9. A Stranger In My Grave - Margaret Millar
Pushkin Vertigo £8.99

"I have been banging on about the amazing books of Millar for decades when she was nigh on forgotten and none of her books were in print. All the ones I own came from second hand bookshops, falling on them as if I had found buried treasure! Now all her books are back in circulation and Millar is a writer not to be missed. Millar's name was up there with Highsmith and Dorothy B. Hughes back in her heyday of the 40's/50's. She produced some of the most breathtaking psychological novels of her time, never shying away from some of the taboo issues of the day that many wouldn't dare write about including homosexuality, paedophiles and race. If Millar was writing today, she would be a front runner for the new Domestic Noir movement.

Here in 'A Stranger In My Grave' (published 1960) Daisy Harker is out walking when she discovers a grave with her name on it. According to the headstone she died four years ago. It is this discovery that leads Daisy to the truth and about herself that threatens to destroy her present. This is another tour-de-force from a writer at the top of her game. Sublime."
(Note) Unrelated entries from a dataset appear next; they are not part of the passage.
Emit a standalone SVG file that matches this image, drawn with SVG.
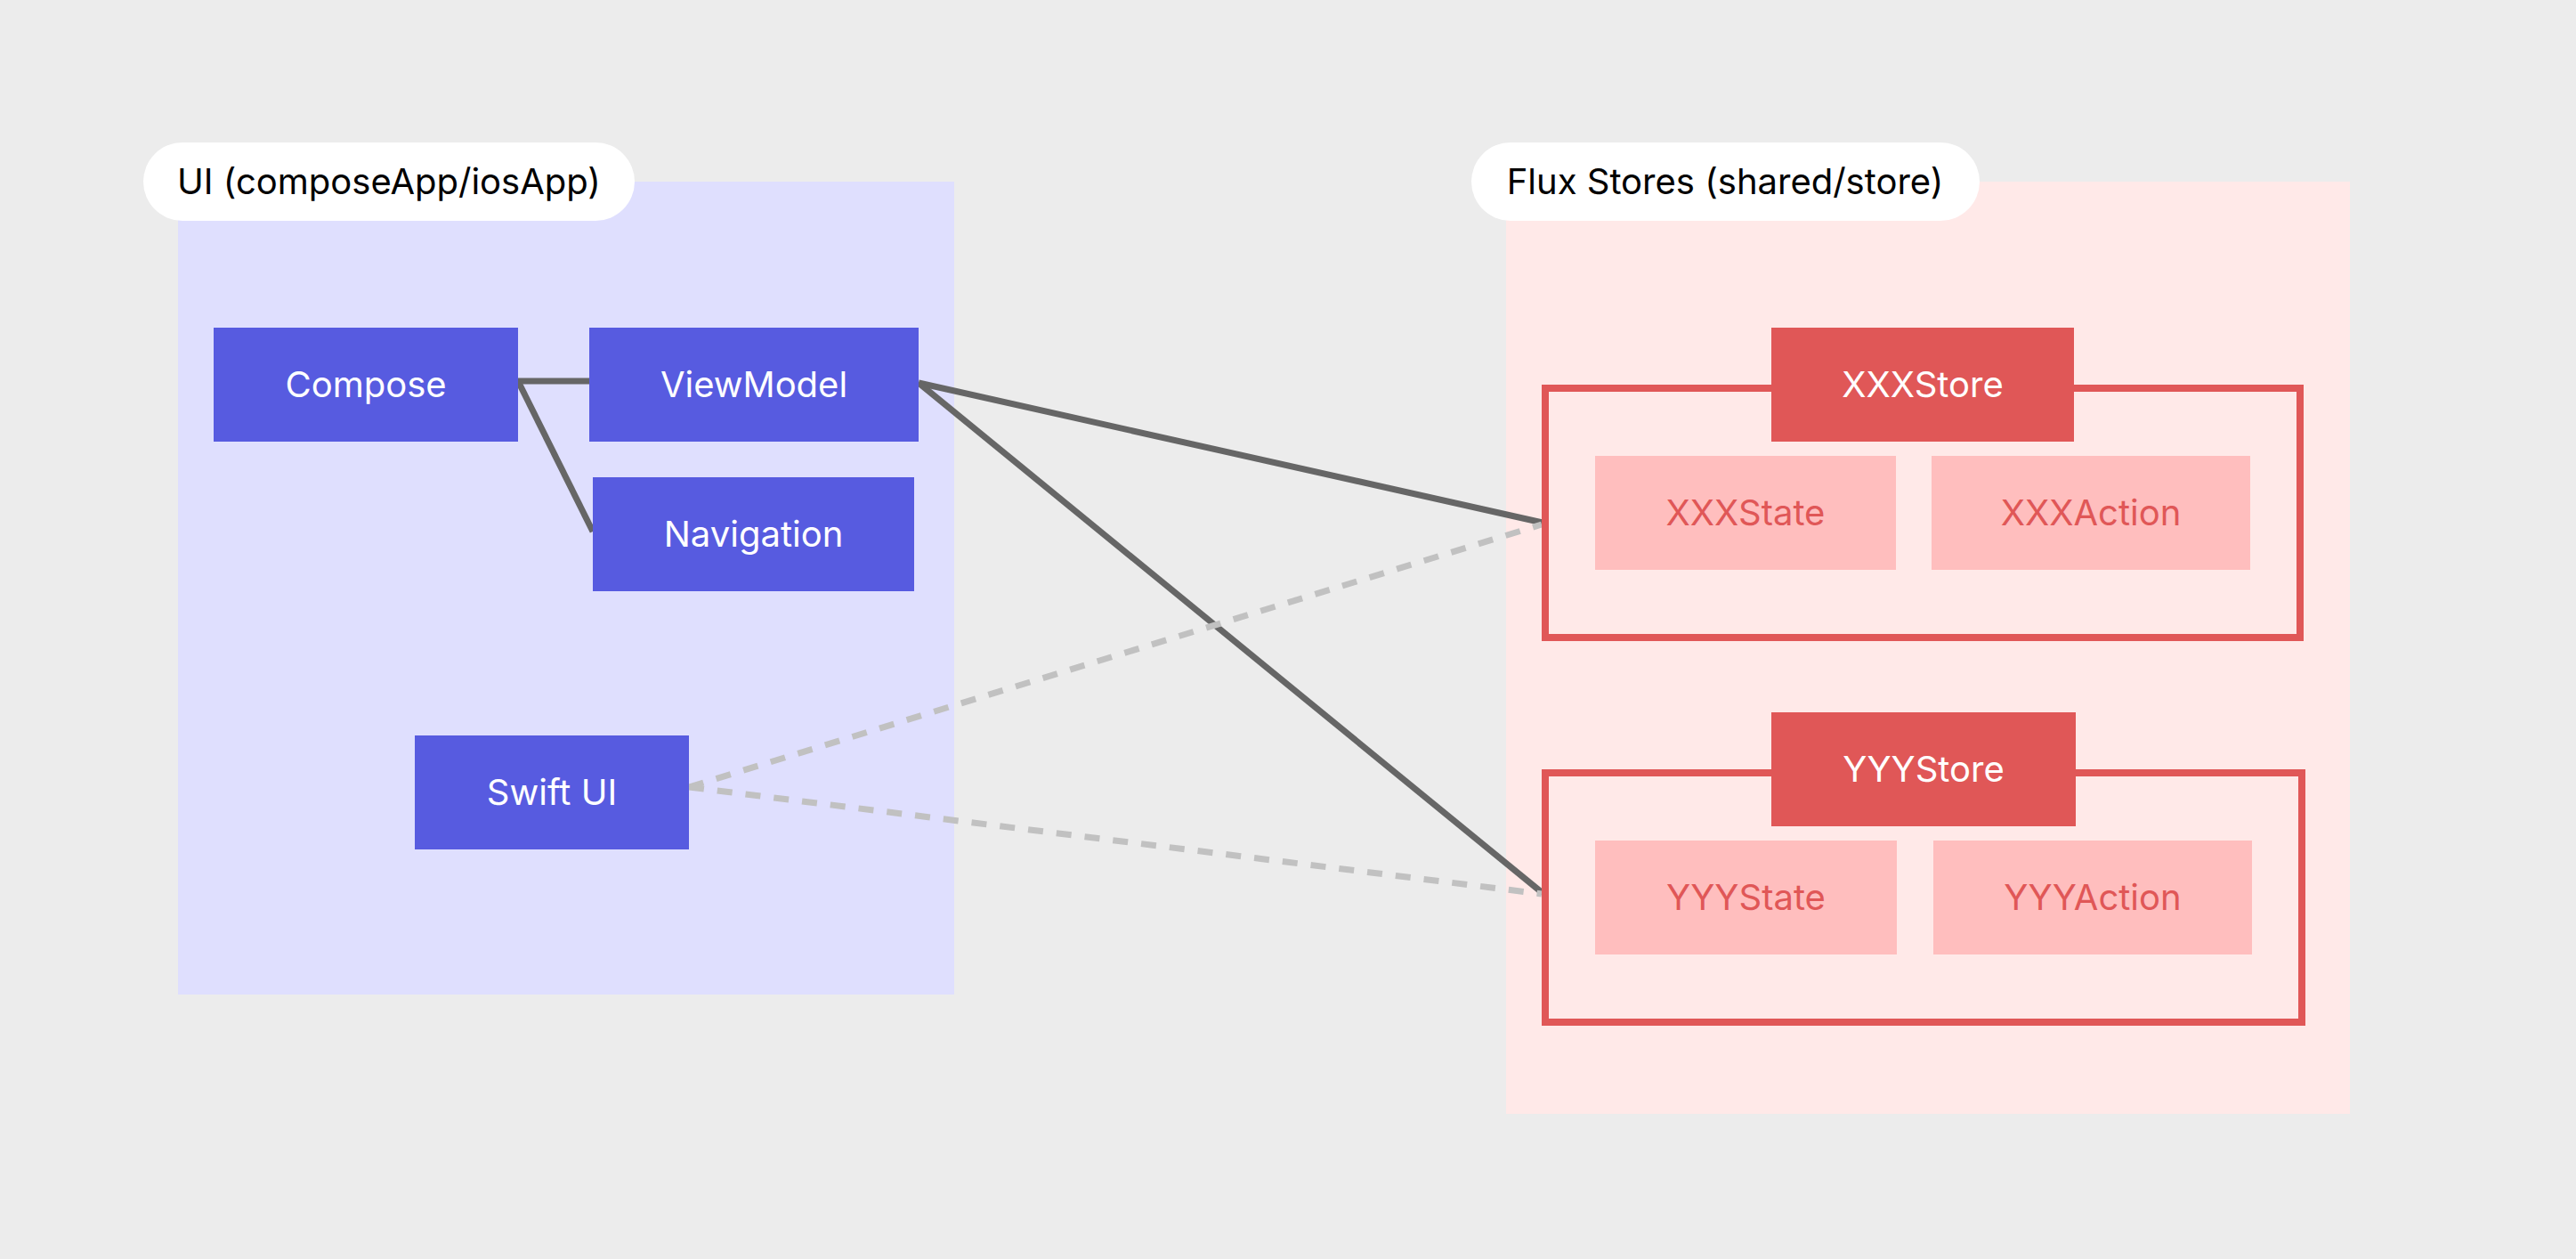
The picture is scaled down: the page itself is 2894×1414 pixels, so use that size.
<svg xmlns="http://www.w3.org/2000/svg" width="2894" height="1414" viewBox="0 0 2894 1414">
<style>
text{font-family:Inter,"Noto Sans","Liberation Sans",sans-serif;font-size:40px;text-anchor:middle}
.pill{fill:#ffffff}
.pilltxt{fill:#000000}
.ui{fill:#575BE0}
.uitxt{fill:#ffffff}
.store{fill:#E05757}
.storetxt{fill:#ffffff}
.frame{fill:none;stroke:#E05757;stroke-width:8}
.part{fill:#FFBEBE}
.parttxt{fill:#E05757}
.solid{stroke:#666666;stroke-width:7;fill:none}
.dash{stroke:#C1C1C1;stroke-width:7;fill:none;stroke-dasharray:17 15}
</style>
<rect x="0" y="0" width="2894" height="1414" fill="#ECECEC"/>
<g id="ui-pane">
<rect x="200" y="204" width="872" height="913" fill="#DFDFFE"/>
<rect class="pill" x="161" y="160" width="552" height="88" rx="44"/>
<text class="pilltxt" x="437" y="218">UI (composeApp/iosApp)</text>
</g>
<g id="store-pane">
<rect x="1692" y="204" width="948" height="1047" fill="#FFE9E8"/>
<rect class="pill" x="1653" y="160" width="571" height="88" rx="44"/>
<text class="pilltxt" x="1938" y="218">Flux Stores (shared/store)</text>
</g>
<g id="connectors">
<line class="solid" x1="582" y1="428" x2="662" y2="428"/>
<line class="solid" x1="582" y1="428" x2="666" y2="597"/>
<line class="solid" x1="1032" y1="430" x2="1733" y2="587"/>
<line class="solid" x1="1032" y1="430" x2="1733" y2="1003"/>
<line class="dash" x1="774" y1="884" x2="1732" y2="589"/>
<line class="dash" x1="774" y1="884" x2="1732" y2="1004"/>
</g>
<g id="compose">
<rect class="ui" x="240" y="368" width="342" height="128"/>
<text class="uitxt" x="411" y="446">Compose</text>
</g>
<g id="viewmodel">
<rect class="ui" x="662" y="368" width="370" height="128"/>
<text class="uitxt" x="847" y="446">ViewModel</text>
</g>
<g id="navigation">
<rect class="ui" x="666" y="536" width="361" height="128"/>
<text class="uitxt" x="846.5" y="614">Navigation</text>
</g>
<g id="swiftui">
<rect class="ui" x="466" y="826" width="308" height="128"/>
<text class="uitxt" x="620" y="904">Swift UI</text>
</g>
<g id="xxxstore">
<rect class="frame" x="1736" y="436" width="848" height="280"/>
<rect class="store" x="1990" y="368" width="340" height="128"/>
<text class="storetxt" x="2160" y="446">XXXStore</text>
</g>
<g id="xxxstate">
<rect class="part" x="1792" y="512" width="338" height="128"/>
<text class="parttxt" x="1961" y="590">XXXState</text>
</g>
<g id="xxxaction">
<rect class="part" x="2170" y="512" width="358" height="128"/>
<text class="parttxt" x="2349" y="590">XXXAction</text>
</g>
<g id="yyystore">
<rect class="frame" x="1736" y="868" width="850" height="280"/>
<rect class="store" x="1990" y="800" width="342" height="128"/>
<text class="storetxt" x="2161" y="878">YYYStore</text>
</g>
<g id="yyystate">
<rect class="part" x="1792" y="944" width="339" height="128"/>
<text class="parttxt" x="1961.5" y="1022">YYYState</text>
</g>
<g id="yyyaction">
<rect class="part" x="2172" y="944" width="358" height="128"/>
<text class="parttxt" x="2351" y="1022">YYYAction</text>
</g>
</svg>
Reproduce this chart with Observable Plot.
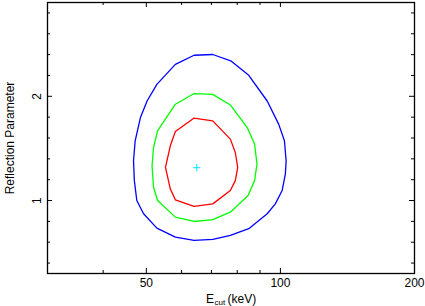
<!DOCTYPE html>
<html>
<head>
<meta charset="utf-8">
<script src="https://cdn.jsdelivr.net/npm/d3@7"></script>
<script src="https://cdn.jsdelivr.net/npm/@observablehq/plot@0.6"></script>
<style>
  html, body { margin: 0; padding: 0; background: #ffffff; }
  #chart svg { display: block; }
</style>
</head>
<body>
<div id="chart"></div>
<script>
// Tick values
const xMajor = [50, 100, 200];
const xMinor = [40, 60, 70, 80, 90];
const yMajor = [1, 2];
const yMinor = [0.4, 0.6, 0.8, 1.2, 1.4, 1.6, 1.8, 2.2, 2.4, 2.6, 2.8];

// Best fit
const bestE = [64.9];
const bestR = [1.315];

// Outer contour (blue)
const blueE = [64.0, 70.5, 77.6, 84.9, 93.4, 99.1, 102.1, 103.0, 102.6, 100.9, 97.4, 93.4, 84.9, 77.2, 70.5, 64.0, 58.1, 52.8, 49.3, 47.6, 47.0, 46.8, 47.2, 48.5, 50.2, 52.8, 58.1, 64.0];
const blueR = [2.394, 2.401, 2.337, 2.201, 1.955, 1.733, 1.573, 1.382, 1.255, 1.096, 0.968, 0.873, 0.730, 0.666, 0.628, 0.618, 0.649, 0.735, 0.873, 1.000, 1.191, 1.382, 1.573, 1.796, 1.955, 2.115, 2.306, 2.394];

// Middle contour (green)
const greenE = [63.9, 70.5, 77.2, 84.4, 87.5, 88.6, 87.5, 84.6, 77.2, 70.5, 64.0, 58.1, 53.0, 51.9, 51.5, 51.9, 53.0, 58.1, 63.9];
const greenR = [2.025, 2.019, 1.917, 1.694, 1.542, 1.351, 1.191, 1.048, 0.888, 0.816, 0.799, 0.841, 1.000, 1.127, 1.334, 1.509, 1.669, 1.924, 2.025];

// Inner contour (red)
const redE = [63.9, 70.5, 77.2, 79.2, 80.2, 79.2, 77.2, 70.5, 64.0, 58.1, 56.6, 55.2, 56.6, 58.1, 63.9];
const redR = [1.790, 1.764, 1.589, 1.461, 1.318, 1.191, 1.096, 0.968, 0.943, 1.007, 1.112, 1.318, 1.525, 1.662, 1.790];

const toRows = (E, R) => E.map((e, i) => ({E: e, R: R[i]}));
const blue = toRows(blueE, blueR);
const green = toRows(greenE, greenR);
const red = toRows(redE, redR);
const best = toRows(bestE, bestR);

const W = 425, H = 306;
const mL = 47, mR = 11, mT = 2, mB = 33;
const plotW = W - mL - mR, plotH = H - mT - mB;
const major = 5, minor = 3;

const xTicks = (vals, len) => [
  Plot.tickX(vals, {x: d => d, insetTop: plotH - len, stroke: "black", strokeWidth: 1}),
  Plot.tickX(vals, {x: d => d, insetBottom: plotH - len, stroke: "black", strokeWidth: 1})
];
const yTicks = (vals, len) => [
  Plot.tickY(vals, {y: d => d, insetRight: plotW - len, stroke: "black", strokeWidth: 1}),
  Plot.tickY(vals, {y: d => d, insetLeft: plotW - len, stroke: "black", strokeWidth: 1})
];

const chart = Plot.plot({
  width: W,
  height: H,
  marginLeft: mL,
  marginRight: mR,
  marginTop: mT,
  marginBottom: mB,
  x: {type: "log", domain: [30, 200], axis: null},
  y: {domain: [0.3, 2.9], axis: null},
  style: {fontFamily: "'Liberation Sans', Arial, Helvetica, sans-serif", fontSize: "12px", background: "#ffffff", color: "black"},
  marks: [
    Plot.line(blue, {x: "E", y: "R", stroke: "#0000ff", strokeWidth: 1.3}),
    Plot.line(green, {x: "E", y: "R", stroke: "#00ff00", strokeWidth: 1.3}),
    Plot.line(red, {x: "E", y: "R", stroke: "#ff0000", strokeWidth: 1.3}),
    Plot.dot(best, {x: "E", y: "R", symbol: "plus", r: 2.5, stroke: "#00e5ff", strokeWidth: 1}),
    ...xTicks(xMajor, major),
    ...xTicks(xMinor, minor),
    ...yTicks(yMajor, major),
    ...yTicks(yMinor, minor),
    Plot.frame({stroke: "black", strokeWidth: 1.3}),
    Plot.text(xMajor, {x: d => d, frameAnchor: "bottom", dy: 5, lineAnchor: "top", textAnchor: "middle", text: d => String(d), fontSize: 12, fill: "black"}),
    Plot.text(yMajor, {y: d => d, frameAnchor: "left", dx: -7, rotate: -90, lineAnchor: "bottom", textAnchor: "middle", text: d => String(d), fontSize: 12, fill: "black"}),
    Plot.text(["Reflection Parameter"], {frameAnchor: "left", dx: -37, rotate: -90, lineAnchor: "middle", textAnchor: "middle", text: d => d, fontSize: 12, fill: "black"}),
    Plot.text(["E"], {frameAnchor: "bottom", dx: -25, dy: 29, lineAnchor: "bottom", textAnchor: "start", text: d => d, fontSize: 12, fill: "black"}),
    Plot.text(["cut"], {frameAnchor: "bottom", dx: -16.5, dy: 31, lineAnchor: "bottom", textAnchor: "start", text: d => d, fontSize: 8, fill: "black"}),
    Plot.text(["(keV)"], {frameAnchor: "bottom", dx: -3.5, dy: 29, lineAnchor: "bottom", textAnchor: "start", text: d => d, fontSize: 12, fill: "black"})
  ]
});
document.getElementById("chart").appendChild(chart);
</script>
</body>
</html>
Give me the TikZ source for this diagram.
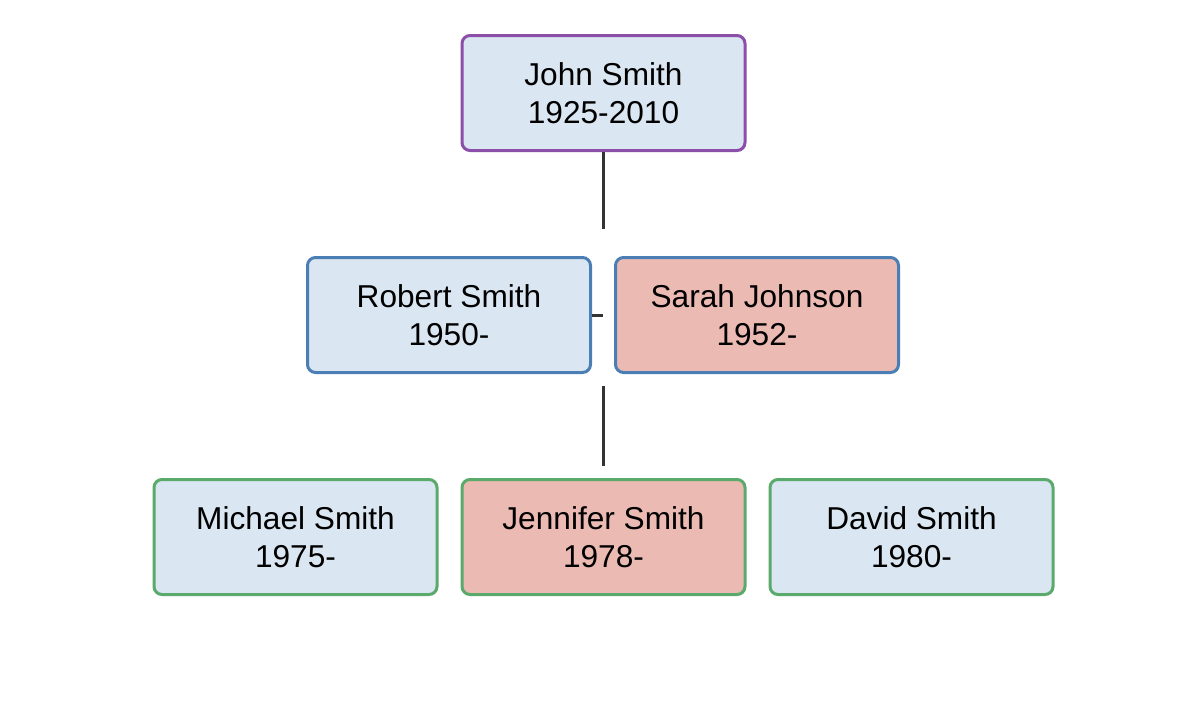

10. Lady in the Lake - Laura Lippman
Faber £12.99

"Above I have sung the praises of Margaret Millar - and carrying on that tradition of a writer transcending what is expected of a 'crime novel' - Lippman brings us an astonishingly magnificent novel that echoes the work of Millar and Patricia Highsmith.

Using multiple voices of a wide and varied cast, Lippman tells the story of Cleo Sherman (the lady in the lake) and Maddie Schwartz, a white woman who has left her privileged way of life to 'find herself'. She finds herself wondering why no one is interested in finding out who killed this Negro woman. Lippman pulls no punches here showing how casual and rife racism and mysoginy were back in Baltimore 1966. This is really a breath-taking novel and one I would recommend for anyone who wants their book to transport and enthralled them in equal measure. My book of 2019.